L’ITALIA E LA PRIMA GUERRA D’INDIPENDENZA (1848-49)
In Italia si chiede l’indipendenza, l’unità, la costituzione, la democrazia, qualcuno anche la repubblica.
Con il primo moto rivoluzionario del 1848 si ottiene dal re piemontese Carlo Alberto la costituzione, chiamata Statuto albertino; lo imitano il granduca di Toscana, il re di Napoli e , più avanti, Pio IX. Queste costituzioni mettono fine per un po’ all’assolutismo in questi Stati.
Le cinque giornate di Milano
A Milano nel gennaio del 1848 c’è lo sciopero del tabacco, si decide cioè di non fumare perché il tabacco era monopolio (=il solo produttore è lo Stato) dell’Austria. A marzo arriva la notizia che a Vienna è scoppiata una rivoluzione e il cancelliere (=ministro) Metternich è stato cacciato. Approfittando dei problemi che l’Austria aveva al suo interno scoppia una rivolta, nota col nome “le cinque giornate di Milano”. Si crea un governo provvisorio, ma intanto gli austriaci si organizzano nel quadrilatero formato da Mantova, Peschiera del Garda, Verona e Legnago. A questo punto i Milanesi chiedono aiuto al re del Piemonte. Carlo Alberto tentenna, poi si decide a dichiarare guerra all’Austria. Non lo fa per sentimento patriottico, ma per la speranza di annettersi una regione ricca come la Lombardia. Nel frattempo insorgono (=fanno una rivoluzione, un’insurrezione) anche Brescia e Venezia. In aiuto dei Lombardi mandano le loro truppe Pio IX, il re di Napoli e il granduca di Toscana, ma soprattutto partono tanti volontari, anche i garibaldini.
Ci sono alcune vittorie, ma i volontari vengono utilizzati poco e male dalle truppe regolari, che non li apprezzano. Pio IX riceve le minacce dell’Austria e quindi ritira il suo aiuto militare. Si arriva allora alla sconfitta di Carlo Alberto a Custoza e quindi all’armistizio, cioè ad una tregua, ad una pausa della guerra.
Ripresa dell’iniziativa democratica
A questo punto riprende forza l’iniziativa democratica, visto che l’intervento del re del Piemonte voluto dai moderati non aveva ottenuto risultati: Carlo Alberto era stato per un po’ indeciso, avevano utilizzato male i volontari, Pio IX si era ritirato. I democratici, che contano sul popolo e non sui sovrani, fondano due repubbliche democratiche (che prevedono il suffragio universale): la Repubblica Toscana (dove era stato cacciato il granduca) e la Repubblica Romana, una delle esperienze più alte e generose del Risorgimento.
La Repubblica Romana
Il papa è stato cacciato, viene formato un triumvirato (=composto da tre uomini), di cui fa parte Giuseppe Mazzini. Anche Garibaldi difende la Repubblica Romana. Viene scritta una costituzione che è molto più avanti dello Statuto Albertino e che prevede la distribuzione della terra ai contadini. Dopo pochi mesi, però, nella primavera del 1849 arriva l’esercito francese a rimettere il papa sul trono. Il Presidente della Repubblica nata dalla rivoluzione Luigi Napoleone, nipote di Napoleone, manda il suo esercito a sconfiggere una repubblica nata da una rivoluzione.

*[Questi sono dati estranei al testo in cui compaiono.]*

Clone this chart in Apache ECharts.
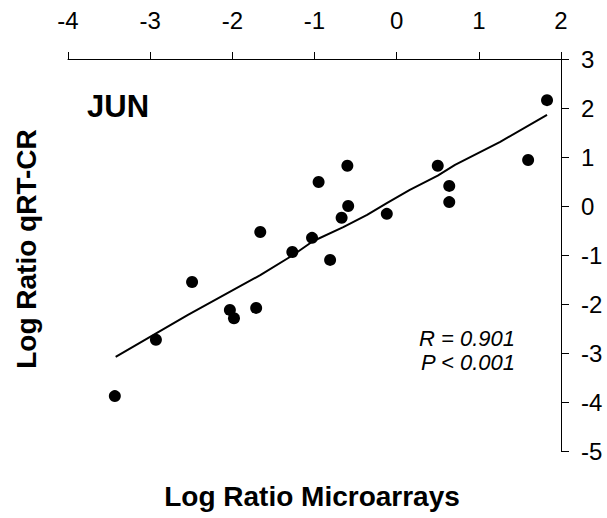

Fine della prima guerra d’indipendenza
Garibaldi abbandona Roma con alcuni suoi fedeli e con sua moglie incinta. Cercano di raggiungere Venezia, perché nel frattempo Carlo Alberto, spinto dai democratici, ha ripreso la guerra contro l’Austria, ma viene sconfitto nuovamente a Novara. Abdica (=si dimette) e diventa re Vittorio Emanuele II (che farà l’unità d’Italia). Gli Austraci accettano la resa, non costringono Vittorio Emanuele a ritirare lo Statuto, mentre invece hanno ritirato (=tolto) le loro costituzioni Pio IX, il granduca di Toscana (che è ritornato) e il re di Napoli.
L’ultima a resistere è Venezia, che si arrende nell’agosto del 1849, anche per un’epidemia di colera. Intanto nelle valli di Comacchio Anita si ammala e muore.
Conclusione della prima guerra d’indipendenza, basata soprattutto sull’iniziativa democratica: nulla, salvo una cosa lo Statuto albertino. Da qui riprenderà l’iniziativa moderata.